The water was too deep. Deep enough to be well beyond my pole’s reach. The tug blasted its horn again.

I was terrified.

I threw down my useless pole and lay on the deck, hands over the side, and began paddling as fast and as hard as I could. And the raft moved. And I kept paddling. Paddling hard, getting soaked.

The tug passed by. Guy on the deck yelling at me. I couldn’t tell what he was saying.

Kept paddling, managing to miss the barge. God, it was immense. Huge black wall of steel passing me by. Then the wake was washing over me, pushing me back toward shore. That was good.

I was sort of out of the way of the river traffic, but soaking wet. It was a hot day, but the water was cold. Really cold.

I tried the pole again, but she still couldn’t find bottom. And we’d drifted a long way. I couldn’t even see the point where we’d launched.

I figured I needed to get to shore – ditch the raft and try to get home before Dad got back from work. Tell Mom we kids had been out playing with the hose.

Just then I saw the police boat. “This isn’t good” immediately flashed through my head.

They pulled up gently, and a big guy grabbed my arm and pulled me aboard. Then, using a boat hook, he grabbed my line and tied my raft to their boat.

“What’s your name, kid?”

“Please, sir. Please don’t call my parents.”

“Kid, you almost died out there. That tug could not stop, or turn, or do anything to avoid you. You’re lucky to be alive. What’s your name?”

I figured the Tommy Charles bit wouldn’t work with these guys.

“Teddy Leonhardt.”

The jig was up

I’ve always been creative, full of energy for a new project. Often too much energy and too little planning. Often starting too many projects to finish. The vision and the allure of building the raft overwhelmed any truly thoughtful planning, which was very typical of me then. I’ve tried to be a better planner as an adult, but I still find myself falling into the same old traps.

Often, telling a story could help me get out of serious danger or avoid damage.

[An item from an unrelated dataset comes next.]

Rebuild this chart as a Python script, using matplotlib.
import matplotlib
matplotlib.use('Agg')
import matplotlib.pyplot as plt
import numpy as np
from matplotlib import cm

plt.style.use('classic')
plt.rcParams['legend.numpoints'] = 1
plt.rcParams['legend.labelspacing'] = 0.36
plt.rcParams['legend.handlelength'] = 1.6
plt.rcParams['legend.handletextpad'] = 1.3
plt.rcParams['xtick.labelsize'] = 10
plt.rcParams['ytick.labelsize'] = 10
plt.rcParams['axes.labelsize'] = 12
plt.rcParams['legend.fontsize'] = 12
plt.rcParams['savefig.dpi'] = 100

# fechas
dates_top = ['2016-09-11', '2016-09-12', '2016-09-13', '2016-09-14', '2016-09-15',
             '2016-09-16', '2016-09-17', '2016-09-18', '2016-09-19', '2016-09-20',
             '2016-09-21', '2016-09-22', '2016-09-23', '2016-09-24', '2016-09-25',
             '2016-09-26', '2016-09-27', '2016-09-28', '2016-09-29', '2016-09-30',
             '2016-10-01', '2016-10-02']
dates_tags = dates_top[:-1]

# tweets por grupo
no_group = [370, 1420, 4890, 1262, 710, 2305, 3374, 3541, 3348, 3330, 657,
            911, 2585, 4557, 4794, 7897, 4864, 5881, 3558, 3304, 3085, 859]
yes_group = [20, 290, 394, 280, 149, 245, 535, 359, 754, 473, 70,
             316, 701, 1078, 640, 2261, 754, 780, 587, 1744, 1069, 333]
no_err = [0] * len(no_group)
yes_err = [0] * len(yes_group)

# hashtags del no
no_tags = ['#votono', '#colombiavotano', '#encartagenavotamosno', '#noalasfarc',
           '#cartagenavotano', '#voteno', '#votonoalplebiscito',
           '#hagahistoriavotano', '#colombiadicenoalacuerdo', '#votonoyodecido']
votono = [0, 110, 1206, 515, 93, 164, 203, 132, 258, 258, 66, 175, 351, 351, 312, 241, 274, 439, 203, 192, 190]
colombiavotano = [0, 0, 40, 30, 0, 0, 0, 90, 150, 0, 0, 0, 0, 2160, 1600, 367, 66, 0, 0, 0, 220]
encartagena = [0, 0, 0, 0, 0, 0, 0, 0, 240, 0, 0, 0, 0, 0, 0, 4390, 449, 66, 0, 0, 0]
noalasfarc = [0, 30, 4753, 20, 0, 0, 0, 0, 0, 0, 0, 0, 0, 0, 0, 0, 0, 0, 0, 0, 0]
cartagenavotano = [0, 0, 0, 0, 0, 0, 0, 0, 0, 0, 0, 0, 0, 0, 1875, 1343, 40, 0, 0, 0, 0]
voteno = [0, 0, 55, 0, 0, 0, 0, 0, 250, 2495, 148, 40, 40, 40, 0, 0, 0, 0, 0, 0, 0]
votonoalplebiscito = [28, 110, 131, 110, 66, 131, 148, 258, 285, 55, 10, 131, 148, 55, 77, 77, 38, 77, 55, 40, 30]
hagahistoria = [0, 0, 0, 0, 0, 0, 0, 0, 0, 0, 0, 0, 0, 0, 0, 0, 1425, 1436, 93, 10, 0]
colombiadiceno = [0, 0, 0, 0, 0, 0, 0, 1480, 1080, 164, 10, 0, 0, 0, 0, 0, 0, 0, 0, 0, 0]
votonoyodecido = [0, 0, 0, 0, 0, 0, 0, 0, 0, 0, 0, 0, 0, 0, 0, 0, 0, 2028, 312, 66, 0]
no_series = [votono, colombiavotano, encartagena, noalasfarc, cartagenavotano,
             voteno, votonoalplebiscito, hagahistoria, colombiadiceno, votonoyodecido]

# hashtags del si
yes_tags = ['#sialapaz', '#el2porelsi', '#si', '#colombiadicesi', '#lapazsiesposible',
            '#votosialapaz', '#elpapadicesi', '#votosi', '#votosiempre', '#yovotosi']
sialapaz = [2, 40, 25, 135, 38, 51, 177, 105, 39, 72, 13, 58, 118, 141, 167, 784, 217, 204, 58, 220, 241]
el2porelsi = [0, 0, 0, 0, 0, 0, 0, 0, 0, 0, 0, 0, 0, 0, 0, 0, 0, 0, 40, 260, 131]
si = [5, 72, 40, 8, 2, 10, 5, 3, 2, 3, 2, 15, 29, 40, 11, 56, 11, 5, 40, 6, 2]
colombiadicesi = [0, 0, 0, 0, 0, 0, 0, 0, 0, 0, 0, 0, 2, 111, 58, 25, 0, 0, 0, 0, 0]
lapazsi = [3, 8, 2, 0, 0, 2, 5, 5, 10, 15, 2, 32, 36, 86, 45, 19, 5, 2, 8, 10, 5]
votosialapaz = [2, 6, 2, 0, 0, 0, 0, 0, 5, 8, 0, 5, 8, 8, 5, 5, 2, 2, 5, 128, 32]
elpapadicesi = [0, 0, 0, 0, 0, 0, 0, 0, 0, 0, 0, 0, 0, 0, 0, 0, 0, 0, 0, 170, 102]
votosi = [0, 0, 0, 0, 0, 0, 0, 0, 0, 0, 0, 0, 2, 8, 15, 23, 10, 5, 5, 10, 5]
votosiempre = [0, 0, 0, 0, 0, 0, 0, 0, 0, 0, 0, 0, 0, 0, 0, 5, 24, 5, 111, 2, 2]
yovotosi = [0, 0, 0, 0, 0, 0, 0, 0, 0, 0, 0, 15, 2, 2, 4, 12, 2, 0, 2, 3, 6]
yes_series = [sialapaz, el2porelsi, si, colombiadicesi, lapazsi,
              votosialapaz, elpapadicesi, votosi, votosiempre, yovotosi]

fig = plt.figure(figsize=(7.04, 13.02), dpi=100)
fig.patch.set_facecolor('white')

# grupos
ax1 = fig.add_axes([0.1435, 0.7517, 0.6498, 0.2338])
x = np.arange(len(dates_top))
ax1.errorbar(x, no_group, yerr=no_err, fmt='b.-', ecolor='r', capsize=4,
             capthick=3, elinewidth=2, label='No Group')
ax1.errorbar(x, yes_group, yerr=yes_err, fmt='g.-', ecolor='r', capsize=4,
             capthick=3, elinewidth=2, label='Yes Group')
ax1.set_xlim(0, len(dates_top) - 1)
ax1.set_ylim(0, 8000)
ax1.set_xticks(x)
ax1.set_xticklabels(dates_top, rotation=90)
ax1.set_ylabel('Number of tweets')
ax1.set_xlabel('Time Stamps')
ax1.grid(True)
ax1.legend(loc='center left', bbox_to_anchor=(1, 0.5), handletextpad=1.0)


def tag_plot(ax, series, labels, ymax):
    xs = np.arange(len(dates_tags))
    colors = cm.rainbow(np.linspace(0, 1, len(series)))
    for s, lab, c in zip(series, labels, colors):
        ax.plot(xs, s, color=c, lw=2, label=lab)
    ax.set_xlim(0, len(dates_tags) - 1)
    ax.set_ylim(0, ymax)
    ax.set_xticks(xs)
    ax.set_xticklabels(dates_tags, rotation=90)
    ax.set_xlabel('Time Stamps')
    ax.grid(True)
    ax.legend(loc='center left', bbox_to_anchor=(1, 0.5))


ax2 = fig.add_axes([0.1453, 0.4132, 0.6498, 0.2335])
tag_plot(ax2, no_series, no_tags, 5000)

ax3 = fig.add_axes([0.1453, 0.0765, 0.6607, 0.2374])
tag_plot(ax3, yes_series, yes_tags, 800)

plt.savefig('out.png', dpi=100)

I was very proud of my improvised story that day – and for getting away with it. I got into plenty of trouble the times I was caught telling stories like that one as a kid. Eventually I learned to not shade the truth quite so blatantly. My hero Huck Finn liked to slip in a little truth-shading whenever needed. Maybe not the best role model.

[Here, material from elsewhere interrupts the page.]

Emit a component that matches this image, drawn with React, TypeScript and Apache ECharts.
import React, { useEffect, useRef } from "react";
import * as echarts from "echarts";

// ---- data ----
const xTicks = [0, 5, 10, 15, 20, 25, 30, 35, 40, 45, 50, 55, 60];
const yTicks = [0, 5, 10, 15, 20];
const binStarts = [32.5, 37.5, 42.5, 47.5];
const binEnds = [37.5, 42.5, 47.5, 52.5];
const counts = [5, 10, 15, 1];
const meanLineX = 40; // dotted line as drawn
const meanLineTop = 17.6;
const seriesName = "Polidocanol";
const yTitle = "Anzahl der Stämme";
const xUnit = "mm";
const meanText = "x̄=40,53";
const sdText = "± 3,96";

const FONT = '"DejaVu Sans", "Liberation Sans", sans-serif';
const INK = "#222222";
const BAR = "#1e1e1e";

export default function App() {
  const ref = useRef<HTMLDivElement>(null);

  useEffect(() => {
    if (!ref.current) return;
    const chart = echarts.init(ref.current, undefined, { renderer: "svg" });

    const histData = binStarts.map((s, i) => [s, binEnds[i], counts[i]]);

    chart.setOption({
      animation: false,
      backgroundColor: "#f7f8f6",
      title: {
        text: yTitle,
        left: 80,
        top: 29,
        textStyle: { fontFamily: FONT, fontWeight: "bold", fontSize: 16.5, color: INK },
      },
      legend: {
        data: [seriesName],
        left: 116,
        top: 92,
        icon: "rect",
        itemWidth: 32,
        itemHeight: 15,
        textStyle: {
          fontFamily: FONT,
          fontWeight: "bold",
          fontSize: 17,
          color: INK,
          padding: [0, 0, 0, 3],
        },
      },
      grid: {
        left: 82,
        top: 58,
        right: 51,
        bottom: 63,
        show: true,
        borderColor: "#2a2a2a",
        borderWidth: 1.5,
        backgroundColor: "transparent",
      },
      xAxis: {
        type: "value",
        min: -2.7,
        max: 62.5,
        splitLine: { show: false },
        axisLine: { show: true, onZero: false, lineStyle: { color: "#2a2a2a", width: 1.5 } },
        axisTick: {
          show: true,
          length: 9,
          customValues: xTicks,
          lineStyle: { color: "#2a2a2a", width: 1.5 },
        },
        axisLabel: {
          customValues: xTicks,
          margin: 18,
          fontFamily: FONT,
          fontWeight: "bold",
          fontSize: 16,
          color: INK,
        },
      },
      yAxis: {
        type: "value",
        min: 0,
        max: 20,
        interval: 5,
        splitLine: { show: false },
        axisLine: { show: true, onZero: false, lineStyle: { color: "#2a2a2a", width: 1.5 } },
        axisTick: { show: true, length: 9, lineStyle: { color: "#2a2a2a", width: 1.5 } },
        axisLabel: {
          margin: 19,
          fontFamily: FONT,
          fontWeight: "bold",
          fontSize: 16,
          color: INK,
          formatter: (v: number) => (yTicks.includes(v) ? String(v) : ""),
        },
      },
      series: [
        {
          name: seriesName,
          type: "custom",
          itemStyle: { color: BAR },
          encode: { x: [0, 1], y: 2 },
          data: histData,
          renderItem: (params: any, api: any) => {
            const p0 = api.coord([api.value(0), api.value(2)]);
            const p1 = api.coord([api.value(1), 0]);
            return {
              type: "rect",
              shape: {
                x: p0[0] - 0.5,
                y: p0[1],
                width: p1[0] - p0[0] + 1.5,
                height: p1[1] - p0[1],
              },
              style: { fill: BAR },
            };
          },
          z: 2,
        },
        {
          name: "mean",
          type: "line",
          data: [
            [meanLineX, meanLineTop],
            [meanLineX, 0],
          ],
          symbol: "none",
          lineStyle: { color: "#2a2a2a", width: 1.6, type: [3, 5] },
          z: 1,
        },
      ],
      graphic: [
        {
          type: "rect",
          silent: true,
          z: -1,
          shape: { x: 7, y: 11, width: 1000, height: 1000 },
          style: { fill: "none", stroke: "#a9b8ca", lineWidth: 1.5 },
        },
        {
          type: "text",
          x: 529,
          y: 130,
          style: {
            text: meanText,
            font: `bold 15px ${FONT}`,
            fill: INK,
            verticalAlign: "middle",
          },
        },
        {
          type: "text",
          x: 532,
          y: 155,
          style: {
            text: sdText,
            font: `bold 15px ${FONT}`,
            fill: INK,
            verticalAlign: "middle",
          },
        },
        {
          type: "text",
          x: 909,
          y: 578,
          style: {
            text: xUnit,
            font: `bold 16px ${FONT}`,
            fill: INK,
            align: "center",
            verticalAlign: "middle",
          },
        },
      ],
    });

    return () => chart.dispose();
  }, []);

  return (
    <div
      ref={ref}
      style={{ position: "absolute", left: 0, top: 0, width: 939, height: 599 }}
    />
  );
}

I’ve found that telling stories is very useful when teaching, and also as a negotiation tool. If you want someone to remember something or buy into a concept, a story helps. Somehow a good story makes things just a bit more memorable. And stories that involve some aspect of failure seem to me to be the most memorable of all.

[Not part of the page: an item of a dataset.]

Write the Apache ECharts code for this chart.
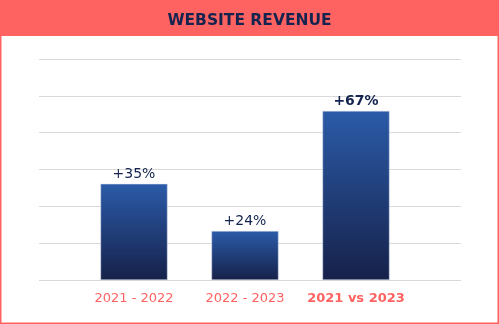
<!DOCTYPE html>
<html><head><meta charset="utf-8">
<script src="https://cdn.jsdelivr.net/npm/echarts@6/dist/echarts.min.js"></script>
<style>html,body{margin:0;padding:0;background:#fff}#c{width:499px;height:324px}</style>
</head><body><div id="c"></div>
<script>
const categories = ['2021 - 2022', '2022 - 2023', '2021 vs 2023'];
const values = [26.1, 13.3, 45.9];
const labels = ['+35%', '+24%', '+67%'];
const titleText = 'WEBSITE REVENUE';

const chart = echarts.init(document.getElementById('c'), null, {renderer: 'canvas'});
const F = 'DejaVu Sans, Verdana, sans-serif';
chart.setOption({
  animation: false,
  backgroundColor: '#fff',
  graphic: [
    {type: 'rect', shape: {x: 0, y: 0, width: 499, height: 36}, style: {fill: '#FF6361'}, z: 0},
    {type: 'rect', shape: {x: 0.75, y: 0.75, width: 497.5, height: 322.5}, style: {fill: 'none', stroke: '#FF6361', lineWidth: 1.5}, z: 10}
  ],
  title: {text: titleText, left: 'center', top: 8,
    textStyle: {fontFamily: F, fontSize: 15.5, fontWeight: 'bold', color: '#14244F'}},
  grid: [
    {left: 39, right: 38, top: 59, bottom: 44},
    {left: 78.5, right: 87.5, top: 59, bottom: 44}
  ],
  xAxis: [
    {type: 'category', gridIndex: 0, data: categories, show: false},
    {type: 'category', gridIndex: 1, data: categories,
      axisLine: {show: false}, axisTick: {show: false},
      axisLabel: {interval: 0, fontFamily: F, fontSize: 13, color: '#FF6361', margin: 12,
        formatter: (v, i) => i === 2 ? '{b|' + v + '}' : v,
        rich: {b: {fontFamily: F, fontSize: 13, fontWeight: 'bold', color: '#FF6361'}}}}
  ],
  yAxis: [
    {type: 'value', gridIndex: 0, min: 0, max: 60, interval: 10,
      axisLabel: {show: false}, axisLine: {show: false}, axisTick: {show: false},
      splitLine: {lineStyle: {color: '#D9D9D9', width: 1.2}}},
    {type: 'value', gridIndex: 1, min: 0, max: 60, interval: 10,
      axisLabel: {show: false}, axisLine: {show: false}, axisTick: {show: false},
      splitLine: {show: false}}
  ],
  series: [{type: 'bar', xAxisIndex: 1, yAxisIndex: 1, barWidth: 67,
    data: values.map((v, i) => ({value: v, label: {fontWeight: i === 2 ? 'bold' : 'normal'}})),
    itemStyle: {color: new echarts.graphic.LinearGradient(0, 0, 0, 1, [
      {offset: 0, color: '#2B5BA8'}, {offset: 1, color: '#16214A'}]),
      borderColor: '#D0D8EA', borderWidth: 0.5},
    label: {show: true, position: 'top', distance: 3, fontFamily: F, fontSize: 14, color: '#14244F',
      formatter: p => labels[p.dataIndex]}
  }]
});
</script></body></html>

By the way, the police officer who scooped me off my raft didn’t call my parents. I’m still grateful.


  • Rich Pascoe says:

    Well done Ted!

    Why not write some sequels to Huckaby Finn and Tom Sawyer…perhaps in their teens!
    I must admit, in the fifth grade (Mrs. Gray) I would draw my raft made of large roots, that I planned to “sail” on Saratoga Passage!

    I think I remember seeing Huck trying out for the “Sunny Jim” little league team at South Seattle ball field. You know the field with three old Sherman tanks , likely there for scrap!

    • Ted says:

      Hi Rich! Yes I tried out for Sunny Jim at that field. I think there was some issue with the cost of the uniform at my house. Anyhow I didn’t end up on the team. Did you play for Sunny Jim? I think those tanks belonged to Larry Young’s dad. He was in the scrap business. Larry and I played war in them a few times. Best!

  • Kal says:

    Thanks for sharing. What a great story!

  • Don Deschenes says:

    Ted, I remember the raft you had in a little pond by St. George’s. The Freeway swallowed up the sight. Neither one of us knew how to swim and we could have easily drowned in the little pond.

    • Ted says:

      I don’t think that pond was deep enough too drown in. Now that you remind me of it I think my pole could reach bottom in that pond. We called that pond “The Swamp” it was a forbidden place. So naturally I went there as often as I could.